As women, most of us realize we possess strength beyond our male counterparts. However, it is different. We are the only ones that can carry and bear children. We have a higher pain tolerance (probably why we have the children), and we are better multi-taskers. While men have their attributes; we have ours. They also have their weaknesses (no one has to tell us this) and yes ladies, we have ours.
One process which is uniquely female is menses. Few of us are willing to admit that some days, in many ways, it slows us down. Most of us continue our daily routines without much thought throughout these 5-7 days. Yet while we are busy being that superior multi-tasker, how does this once a month, physiological process figure in? Specifically when we exercise, and its effect on our hydration requirements?
Unfortunately, I haven’t found much on this topic. Therefore, I will give you my take on this.
It is true our bodies prepare each month for this natural phenomenon. The body expects a certain amount of fluid loss. However, let’s factor in a few variables. Starting with exercise, we realize this is a demand on the body. Let’s throw in a little high humidity, as well as elevated summer temperatures. Now add in your “monthly gift.” If you are exercising in extreme heat, especially running in heat, rethinking your hydration is key.
Why? Your body is starting at point of fluid deficit. While it is expecting this, it doesn’t expect (or really desire) the further dehydration which occurs through sweating (aka insensible fluid loss), as well as the added pressure of moderate to intense workouts. You may have never experienced the light headedness, nausea or cramping, many know during their cycle. You may be among those whose menses never affects their exercise routine. Chances are in one way or another, it has.
NUTRITION AND HYDRATION
Some of you have your own ideas, formulas, as well as rationale for how you hydrate. I know I have mine. If you would like standard guidelines, as well as my hydration regimen see “Not Enough..Too much,” posted June 7th under Nutrition.

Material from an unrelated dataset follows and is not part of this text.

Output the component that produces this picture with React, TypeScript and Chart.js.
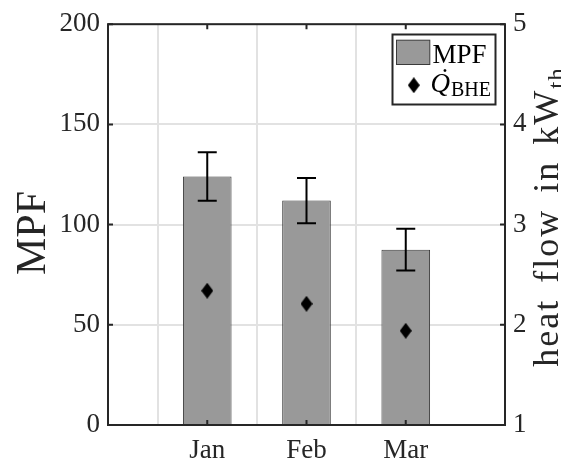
import React, { useEffect, useRef } from 'react';
import { Chart, registerables } from 'chart.js';

Chart.register(...registerables);

// ---- data ----
const categories = ['Jan', 'Feb', 'Mar'];
const mpfValues = [124, 112, 87.5];
const mpfErrors = [12.1, 11.3, 10.4];
const heatFlow = [2.34, 2.21, 1.94];
const leftTicks = [0, 50, 100, 150, 200];
const rightTicks = [1, 2, 3, 4, 5];
const leftTitle = 'MPF';
const rightTitle = 'heat flow in kW';
const rightTitleSub = 'th';
const legendBar = 'MPF';
const legendPoint = 'Q';
const legendPointSub = 'BHE';

const FONT = "'Liberation Serif', 'Times New Roman', Times, 'DejaVu Serif', serif";
const INK = '#262626';
const BAR_FILL = '#999999';
const BAR_EDGE = '#3a3a3a';
const GRID = '#e2e2e2';

function makeDiamond(w: number, h: number): HTMLCanvasElement {
  const c = document.createElement('canvas');
  c.width = w;
  c.height = h;
  const g = c.getContext('2d')!;
  g.fillStyle = '#000';
  g.beginPath();
  g.moveTo(w / 2, 0);
  g.lineTo(w, h / 2);
  g.lineTo(w / 2, h);
  g.lineTo(0, h / 2);
  g.closePath();
  g.fill();
  return c;
}

export default function App() {
  const ref = useRef<HTMLCanvasElement>(null);

  useEffect(() => {
    const diamond = makeDiamond(12, 16);
    const labels = ['', ...categories, ''];

    const overlay = {
      id: 'overlay',
      afterDatasetsDraw(chart: any) {
        const ctx = chart.ctx;
        const xs = chart.scales.x;
        const ys = chart.scales.y;
        ctx.save();
        ctx.strokeStyle = '#000';
        ctx.lineWidth = 2;
        mpfValues.forEach((v, i) => {
          const x = xs.getPixelForValue(i + 1);
          const yt = ys.getPixelForValue(v + mpfErrors[i]);
          const yb = ys.getPixelForValue(v - mpfErrors[i]);
          const cap = 9.5;
          ctx.beginPath();
          ctx.moveTo(x, yt);
          ctx.lineTo(x, yb);
          ctx.moveTo(x - cap, yt);
          ctx.lineTo(x + cap, yt);
          ctx.moveTo(x - cap, yb);
          ctx.lineTo(x + cap, yb);
          ctx.stroke();
        });
        ctx.restore();
      },
      afterDraw(chart: any) {
        const ctx = chart.ctx;
        const ca = chart.chartArea;
        const xs = chart.scales.x;
        const ys = chart.scales.y;
        ctx.save();
        // frame
        ctx.strokeStyle = INK;
        ctx.lineWidth = 2;
        ctx.strokeRect(ca.left, ca.top, ca.right - ca.left, ca.bottom - ca.top);
        // inward ticks
        const tl = 5;
        ctx.beginPath();
        leftTicks.forEach((v) => {
          const y = ys.getPixelForValue(v);
          ctx.moveTo(ca.left, y);
          ctx.lineTo(ca.left + tl, y);
          ctx.moveTo(ca.right, y);
          ctx.lineTo(ca.right - tl, y);
        });
        categories.forEach((_, i) => {
          const x = xs.getPixelForValue(i + 1);
          ctx.moveTo(x, ca.bottom);
          ctx.lineTo(x, ca.bottom - tl);
          ctx.moveTo(x, ca.top);
          ctx.lineTo(x, ca.top + tl);
        });
        ctx.stroke();

        // legend
        const bw = 103;
        const bh = 70;
        const bx = ca.right - 9.5 - bw;
        const by = ca.top + 10.3;
        ctx.fillStyle = '#fff';
        ctx.fillRect(bx, by, bw, bh);
        ctx.strokeStyle = INK;
        ctx.lineWidth = 2;
        ctx.strokeRect(bx, by, bw, bh);
        ctx.fillStyle = BAR_FILL;
        ctx.fillRect(bx + 4, by + 5.7, 33.3, 24.3);
        ctx.strokeStyle = BAR_EDGE;
        ctx.lineWidth = 1;
        ctx.strokeRect(bx + 4, by + 5.7, 33.3, 24.3);
        ctx.fillStyle = '#000';
        ctx.textAlign = 'left';
        ctx.textBaseline = 'alphabetic';
        ctx.font = `27px ${FONT}`;
        ctx.fillText(legendBar, bx + 40, by + 28);
        ctx.drawImage(diamond, bx + 21.3 - 6, by + 50.7 - 8);
        ctx.font = `italic 27px ${FONT}`;
        const qx = bx + 38;
        const qw = ctx.measureText(legendPoint).width;
        ctx.fillText(legendPoint, qx, by + 57);
        ctx.textAlign = 'center';
        ctx.fillText('\u02D9', qx + qw / 2 + 3, by + 52);
        ctx.textAlign = 'left';
        ctx.font = `20px ${FONT}`;
        ctx.fillText(legendPointSub, qx + qw + 1, by + 61.7);

        // left axis title
        ctx.save();
        ctx.fillStyle = INK;
        ctx.translate(45, 233);
        ctx.rotate(-Math.PI / 2);
        ctx.font = `42px ${FONT}`;
        ctx.textAlign = 'center';
        ctx.textBaseline = 'alphabetic';
        ctx.fillText(leftTitle, 0, 0);
        ctx.restore();

        // right axis title with subscript
        ctx.save();
        ctx.fillStyle = INK;
        ctx.translate(558, 217);
        ctx.rotate(-Math.PI / 2);
        ctx.textAlign = 'left';
        ctx.textBaseline = 'alphabetic';
        const c2: any = ctx;
        ctx.font = `36px ${FONT}`;
        c2.letterSpacing = '2px';
        c2.wordSpacing = '5px';
        const w1 = ctx.measureText(rightTitle).width;
        ctx.font = `25px ${FONT}`;
        c2.letterSpacing = '1px';
        const w2 = ctx.measureText(rightTitleSub).width;
        const start = -(w1 + w2) / 2;
        ctx.font = `36px ${FONT}`;
        c2.letterSpacing = '2px';
        ctx.fillText(rightTitle, start, 0);
        ctx.font = `25px ${FONT}`;
        c2.letterSpacing = '1px';
        ctx.fillText(rightTitleSub, start + w1, 7);
        ctx.restore();

        ctx.restore();
      },
    };

    const chart = new Chart(ref.current!, {
      type: 'bar',
      data: {
        labels,
        datasets: [
          {
            type: 'line',
            label: 'Q_BHE',
            data: [null, ...heatFlow, null],
            yAxisID: 'y1',
            showLine: false,
            pointStyle: diamond as any,
            pointRadius: 8,
            order: 0,
          } as any,
          {
            type: 'bar',
            label: 'MPF',
            data: [null, ...mpfValues, null],
            yAxisID: 'y',
            backgroundColor: BAR_FILL,
            borderColor: BAR_EDGE,
            borderWidth: 1,
            barPercentage: 0.49,
            categoryPercentage: 1,
            order: 1,
          } as any,
        ],
      },
      options: {
        responsive: false,
        devicePixelRatio: 1,
        animation: false,
        font: { family: FONT },
        layout: { padding: { top: 19, left: 0, right: 0, bottom: 0 } },
        plugins: { legend: { display: false }, tooltip: { enabled: false } },
        scales: {
          x: {
            type: 'category',
            offset: false,
            grid: {
              color: (c: any) => (c.index === 0 || c.index === labels.length - 1 ? 'rgba(0,0,0,0)' : GRID),
              lineWidth: 2,
              drawTicks: false,
            },
            border: { display: false },
            ticks: { font: { family: FONT, size: 27 }, color: INK, padding: 10, maxRotation: 0, autoSkip: false },
            afterFit: (s: any) => {
              s.height = 37;
            },
          },
          y: {
            position: 'left',
            min: 0,
            max: 200,
            afterBuildTicks: (s: any) => {
              s.ticks = leftTicks.map((v) => ({ value: v }));
            },
            grid: { color: GRID, lineWidth: 2, drawTicks: false },
            border: { display: false },
            ticks: { font: { family: FONT, size: 27 }, color: INK, padding: 8 },
            afterFit: (s: any) => {
              s.width = 108;
            },
          },
          y1: {
            position: 'right',
            min: 1,
            max: 5,
            afterBuildTicks: (s: any) => {
              s.ticks = rightTicks.map((v) => ({ value: v }));
            },
            grid: { display: false, drawTicks: false },
            border: { display: false },
            ticks: { font: { family: FONT, size: 27 }, color: INK, padding: 8 },
            afterFit: (s: any) => {
              s.width = 56;
            },
          },
        },
      },
      plugins: [overlay],
    } as any);

    return () => {
      chart.destroy();
    };
  }, []);

  return (
    <div style={{ position: 'absolute', left: 0, top: 0, width: 561, height: 462 }}>
      <canvas ref={ref} width={561} height={462} style={{ display: 'block' }} />
    </div>
  );
}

My experience has taught me hydration, as well as nutrition, is not a “one size fits all” undertaking. However, if you continue a strenuous routine during your cycle, consider what you are losing–before you begin. It is primarily blood and H20. How much, how little, is highly individual. You may find you are craving a little more protein, possibly reaching for electrolyte replacement, when plain H20 is your customary drink of choice. Last but not least, consider the presence (or lack of) Iron rich foods in your diet. Adequate Iron can make or break the fatigue factor. Take a look at http://weightlossforall.com “Iron Rich Foods.”
The key here, as with workouts, is to pay attention to what your body is telling you–and be prepared. You need not be warrior princess every single moment either. Taking a day off, substituting a lighter alternate routine keeps overused muscles fresh, while making demands and developing ones to “support your habit.”
If you are an avid runner, try a 30 minute ballet inspired routine. It will help elongate your muscles, as well as stretch tired hamstrings. Yoga is also a great alternative. Though hot yoga is my favorite, I realize this may not be for everyone. However, 25 to 45 minutes of yoga can assist in alleviating cramps (I know this one from experience).
If are working on sculpting a body builder physique, this might be an opportune time to take a day off. Strength training, as well as intense cardio can increase flow. Once again, a good stretch through yoga or Pilates can release tightened muscles.
As stated earlier, I have not found much written on this subject. Personal experience though, has taught me to be a little more considerate of my body. While my mind may say “charge!” my body is still the one that actually has to charge.
All for now. Keep up and keep at it.